The state method typically has the pattern (where # is the state number or code)
private void goState#( )
{
//declarations
stateVarX = #;
set attributes to related items
do actions
}
A transient method (one with one or more conditions) could have the pattern:
private void goState#( )
{
//declarations
stateVarX = #;
if (cond1) {
goStateA( );
goStateC( ); //e.g. a lower level state
} else if (cond2) {
goStateB( );
}//etc
}
If there are lower level detail, then there should be calls to those [entry] states within the level(s). If there are concurrent lower levels, there would be a call for each of the current statechart.
An event can occur in a number of places in the statechart and in the context of several states. You will need to consult the state variable to correctly determine the next state. Be sure to consider handling events that should not have occurred for a given state. Do not call methods that do other actions; they should be handled in the state routine.
public void eventDescription
{
//local declarations
switch (stateVarX){
case stateC:
goStateD( ); //or exit
break;
case stateD:
goStateE( );
goStateF( ); //a lower level state
break;
case stateE:
....
}
}
Some states may have multiple events and conditions exiting them. In these cases, the event procedure needs to check the condition in priority order. We can assume that it is deterministic as to which event occurs, the non-determinism to watch for is that multiple conditions may be true.
The sequence of if-then-elseif structures will implement the condition priorities.

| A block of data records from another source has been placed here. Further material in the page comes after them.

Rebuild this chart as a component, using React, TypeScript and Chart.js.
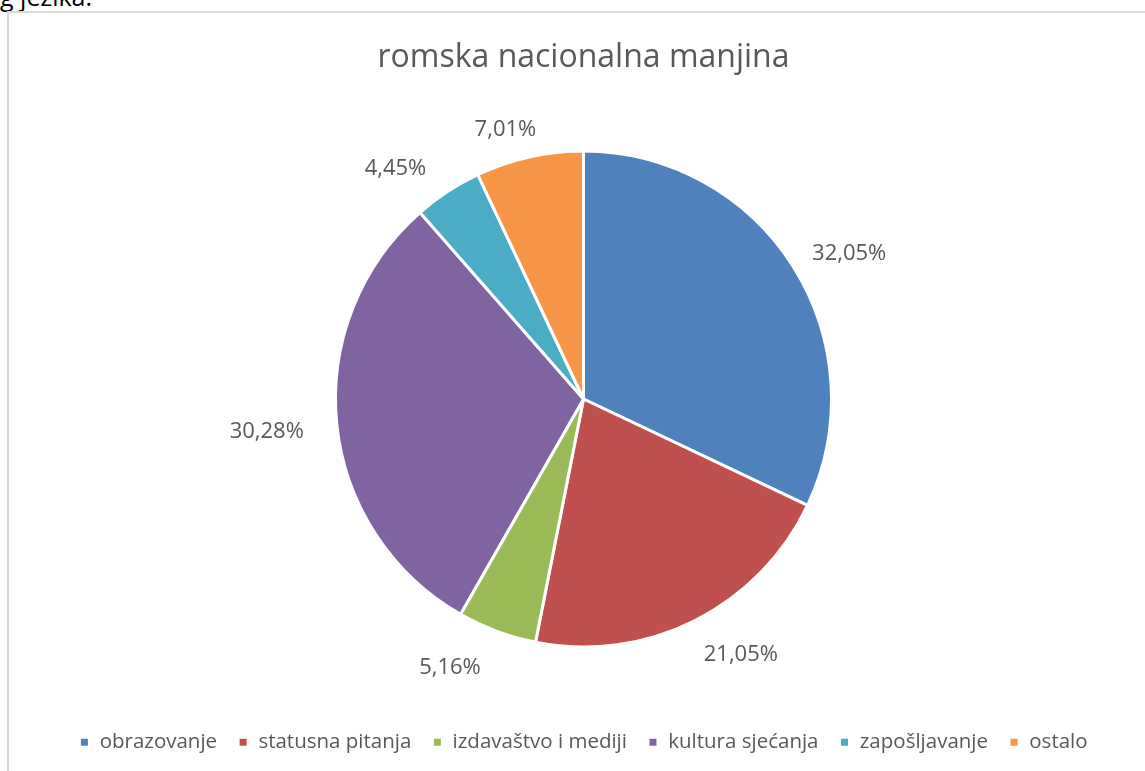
import React, { useEffect, useRef } from "react";
import { Chart, registerables } from "chart.js";

Chart.register(...registerables);

const chartTitle = "romska nacionalna manjina";
const categories = [
  "obrazovanje",
  "statusna pitanja",
  "izdavaštvo i mediji",
  "kultura sjećanja",
  "zapošljavanje",
  "ostalo",
];
const shares = [32.05, 21.05, 5.16, 30.28, 4.45, 7.01];
const percentLabels = ["32,05%", "21,05%", "5,16%", "30,28%", "4,45%", "7,01%"];
const colors = ["#4F81BD", "#C0504D", "#9BBB59", "#8064A2", "#4BACC6", "#F79646"];

const FONT = "'Open Sans', sans-serif";
const TEXT_COLOR = "#595959";

const outsideLabels = {
  id: "outsideLabels",
  afterDatasetsDraw(chart: any) {
    const ctx = chart.ctx as CanvasRenderingContext2D;
    const meta = chart.getDatasetMeta(0);
    ctx.save();
    ctx.font = `22px ${FONT}`;
    ctx.fillStyle = TEXT_COLOR;
    ctx.textAlign = "center";
    ctx.textBaseline = "middle";
    meta.data.forEach((arc: any, i: number) => {
      const p = arc.getProps(["x", "y", "startAngle", "endAngle", "outerRadius"], true);
      const mid = (p.startAngle + p.endAngle) / 2;
      const cos = Math.cos(mid);
      const sin = Math.sin(mid);
      const text = percentLabels[i];
      const hw = ctx.measureText(text).width / 2 + (cos < -0.3 ? 7 : -3);
      const dx = p.outerRadius + 26;
      const dy = p.outerRadius + 33;
      const x = p.x + dx * cos + hw * Math.max(-1, Math.min(1, cos * 3));
      const y = p.y + dy * sin + 5;
      ctx.fillText(text, x, y);
    });
    ctx.restore();
  },
};

export default function App() {
  const ref = useRef<HTMLCanvasElement>(null);

  useEffect(() => {
    document.body.style.margin = "0";
    if (!ref.current) return;
    Chart.defaults.font.family = FONT;
    const chart = new Chart(ref.current, {
      type: "pie",
      data: {
        labels: categories,
        datasets: [
          {
            data: shares,
            backgroundColor: colors,
            borderColor: "#ffffff",
            borderWidth: 3,
            radius: 248,
          } as any,
        ],
      },
      options: {
        responsive: false,
        animation: false,
        layout: { padding: { left: 22, right: 0, top: 0, bottom: 8.5 } },
        plugins: {
          title: {
            display: true,
            text: chartTitle,
            color: TEXT_COLOR,
            font: { size: 32, weight: "normal", family: FONT },
            padding: { top: 39, bottom: 9.6 },
          },
          legend: {
            display: true,
            position: "bottom",
            labels: {
              boxWidth: 10,
              boxHeight: 10,
              padding: 21,
              color: TEXT_COLOR,
              font: { size: 20.5, family: FONT },
            },
          },
          tooltip: { enabled: false },
        },
      },
      plugins: [outsideLabels],
    });
    return () => chart.destroy();
  }, []);

  return (
    <div
      style={{
        position: "fixed",
        left: 0,
        top: 0,
        width: 1145,
        height: 771,
        overflow: "hidden",
        background: "#ffffff",
      }}
    >
      <div
        style={{
          position: "absolute",
          left: 0,
          top: -16,
          font: `25px ${FONT}`,
          lineHeight: "24px",
          color: "#000",
          whiteSpace: "nowrap",
        }}
      >
        g jezika.
      </div>
      <div
        style={{
          position: "absolute",
          left: 7,
          top: 11,
          width: 1160,
          height: 800,
          border: "2px solid #d9d9d9",
          boxSizing: "border-box",
        }}
      />
      <canvas
        ref={ref}
        width={1145}
        height={771}
        style={{ position: "absolute", left: 0, top: 0 }}
      />
    </div>
  );
}
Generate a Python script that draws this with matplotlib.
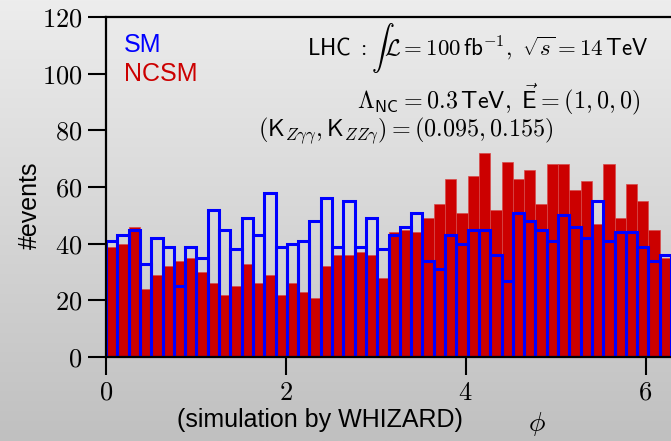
import numpy as np
import matplotlib
matplotlib.use("Agg")
import matplotlib.pyplot as plt
from matplotlib.colors import LinearSegmentedColormap

plt.rcParams['mathtext.fontset'] = 'cm'
plt.rcParams['font.family'] = ['Liberation Sans', 'DejaVu Sans']

# ---- data ----
n_bins = 50
phi_range = (0.0, 2 * np.pi)
sm_counts = [41, 43, 45, 33, 42, 39, 25, 39, 35, 52,
             45, 38, 49, 43, 58, 39, 40, 41, 48, 56,
             39, 55, 39, 49, 38, 43, 46, 51, 34, 31,
             43, 40, 45, 45, 36, 27, 51, 48, 45, 41,
             50, 46, 42, 55, 41, 44, 44, 39, 34, 36]
ncsm_counts = [39, 40, 46, 24, 29, 32, 34, 35, 30, 26,
               22, 25, 33, 26, 29, 22, 26, 23, 21, 32,
               36, 36, 37, 36, 28, 44, 45, 44, 49, 54,
               63, 51, 64, 72, 52, 69, 63, 66, 54, 68,
               68, 59, 62, 47, 68, 49, 61, 55, 45, 35]
x_ticks = [0, 2, 4, 6]
y_ticks = [0, 20, 40, 60, 80, 100, 120]

edges = np.linspace(phi_range[0], phi_range[1], n_bins + 1)
widths = np.diff(edges)

W, H = 671, 441
fig = plt.figure(figsize=(W / 100, H / 100), dpi=100)

# gradient background
bg = fig.add_axes([0, 0, 1, 1], zorder=-10)
cmap = LinearSegmentedColormap.from_list('g', ['#ededed', '#c0c0c0'])
bg.imshow(np.linspace(0, 1, 256).reshape(-1, 1), aspect='auto', cmap=cmap,
          extent=[0, 1, 0, 1])
bg.set_axis_off()

ax = fig.add_axes([106 / W, 84 / H, (W - 106) / W, 340 / H])
ax.patch.set_alpha(0)

ax.bar(edges[:-1], ncsm_counts, width=widths, align='edge',
       color='#cc0000', edgecolor='#d84a4a', linewidth=0.5, zorder=2)
ax.bar(edges[:-1], sm_counts, width=widths, align='edge',
       fill=False, edgecolor='#0000ff', linewidth=2.2, zorder=3)

ax.set_xlim(phi_range)
ax.set_ylim(0, 120)
ax.set_xticks(x_ticks)
ax.set_xticklabels([f'${t}$' for t in x_ticks])
ax.set_yticks(y_ticks)
ax.set_yticklabels([f'${t}$' for t in y_ticks])
ax.tick_params(direction='out', length=13, width=1.5, labelsize=19,
               top=False, right=False, pad=4)
for s in ['left', 'top', 'bottom']:
    ax.spines[s].set_linewidth(1.6)
    ax.spines[s].set_zorder(5)
ax.spines['right'].set_visible(False)

# labels
fig.text(30 / W, 1 - 205 / H, '#events', rotation=90, fontsize=18,
         ha='center', va='center')
fig.text(320 / W, 1 - 420 / H, '(simulation by WHIZARD)', fontsize=18,
         ha='center', va='center')
fig.text(537 / W, 1 - 424 / H, r'$\phi$', fontsize=20, ha='center', va='center')

fig.text(124 / W, 1 - 45 / H, 'SM', color='#0000ff', fontsize=18,
         ha='left', va='center')
fig.text(124 / W, 1 - 74 / H, 'NCSM', color='#cc0000', fontsize=18,
         ha='left', va='center')

fig.text(648 / W, 1 - 48 / H,
         r'$\mathsf{LHC}\ \mathsf{:}\int\mathcal{L}=100\,\mathsf{fb}^{-1},\ \sqrt{s}=14\,\mathsf{TeV}$',
         fontsize=16.5, ha='right', va='center')
fig.text(640 / W, 1 - 99 / H,
         r'$\mathsf{\Lambda}_{\mathsf{NC}}=0.3\,\mathsf{TeV},\ \vec{\mathsf{E}}=(1,0,0)$',
         fontsize=17.4, ha='right', va='center')
fig.text(258 / W, 1 - 131 / H,
         r'$(\mathsf{K}_{Z\gamma\gamma},\mathsf{K}_{ZZ\gamma})=(0.095,0.155)$',
         fontsize=17.4, ha='left', va='center')

fig.savefig('out.png', dpi=100)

public void eventDescription
{
//local declarations
switch (stateVarX){
....
case sM:{...}break;
case sN: //event in state sN
if (cond1) {
goStateD( );
} else if (cond2) {
....
}
break;
case sN+1:
....
}
}
When an event exits from a level, the state needs to be preserved for reentry. The state variable appears to be sufficient, but some recommend explicit saving of the state variable in a history variable.
public void eventDescription
{
//local declarations
switch (stateVarX){ //check state to determine where to resume
case stateC:
goStateG(
);
switch
(stateVarY){
case stateM:
goStateM();
break;
case stateN:
goStateN();
break;
}
break;
case stateD:
goStateE(
);
goStateF(
); //a lower level state
break;
case stateE:
....
default:
....
}
}
Concurrency is simply implemented by dealing with each concurrent states in a series of switch blocks. One switch for each of the concurrent blocks. The block can be handled serially or if the activities are substantial, they could be threads.
The translation of a statechart to code is straight forward and algorithmic. In fact, most UML packages automatically generate code from the graphical chart.
/// this is working code and can be run as a C# program.
using System;
using System.Collections.Generic;
using System.Text;
namespace StateChartImpl
{
class Program
{
static void Main(string[] args)
{
Controller ctrl = new Controller();
while (!ctrl.IsFinalState())
{
string line = Console.ReadLine();
switch (line[0])
{
case 'A': ctrl.eventA(); break;
case 'B': ctrl.eventB(); break;
case 'C': ctrl.eventC(); break;
case 'E': ctrl.eventE(); break;
case 'F': ctrl.eventF(); break;
default:
Console.WriteLine("Input not an event: " + line);
break;
}
Console.WriteLine("STATUS: " + ctrl.ToString());
}
}
}
class Controller
{
private char stateOfU = '?';
private char stateOfS = '%';
private bool finalState = false;
public Controller ()
{
goStateS();
goStateQ();
}
override public string ToString()
{
return "state of U = " + stateOfU + " state of S = " + stateOfS;
}
///
/// State entry routines
///
private void goStateS()
{
stateOfU = 'S';
Console.WriteLine("Entering 'S'\n");
}
private void goStateT()
{
stateOfU = 'T';
Console.WriteLine("Entering 'T'\n");
}
private void goStateP()
{
stateOfS = 'P';
Console.WriteLine("Entering 'P'\n");
}
private void goStateQ()
{
stateOfS = 'Q';
Console.WriteLine("Entering 'Q'\n");
}
private void goStateFinal()
{
finalState = true;
}
public void eventA()
{
if (stateOfU == 'S' && stateOfS == 'Q')
{
goStateT();
}
else
{
Console.WriteLine("Event A ignored");
}
}
public void eventB()
{
if (stateOfU == 'T')
{
goStateS();
goStateP();
}
else
{
Console.WriteLine("Event B ignored");
}
}
public void eventC()
{
if (stateOfU == 'S' && stateOfS == 'P')
{
goStateQ();
}
else
{
Console.WriteLine("Event C ignored");
}
}
public void eventE()
{
if (stateOfU == 'S')
{
goStateT();
}
else
{
Console.WriteLine("Event F ignored");
}
}
public void eventF()
{
if (stateOfU == 'S')
{
goStateFinal();
}
else
{
Console.WriteLine("Event F ignored");
}
}
public bool IsFinalState()
{
return finalState;
}
}
}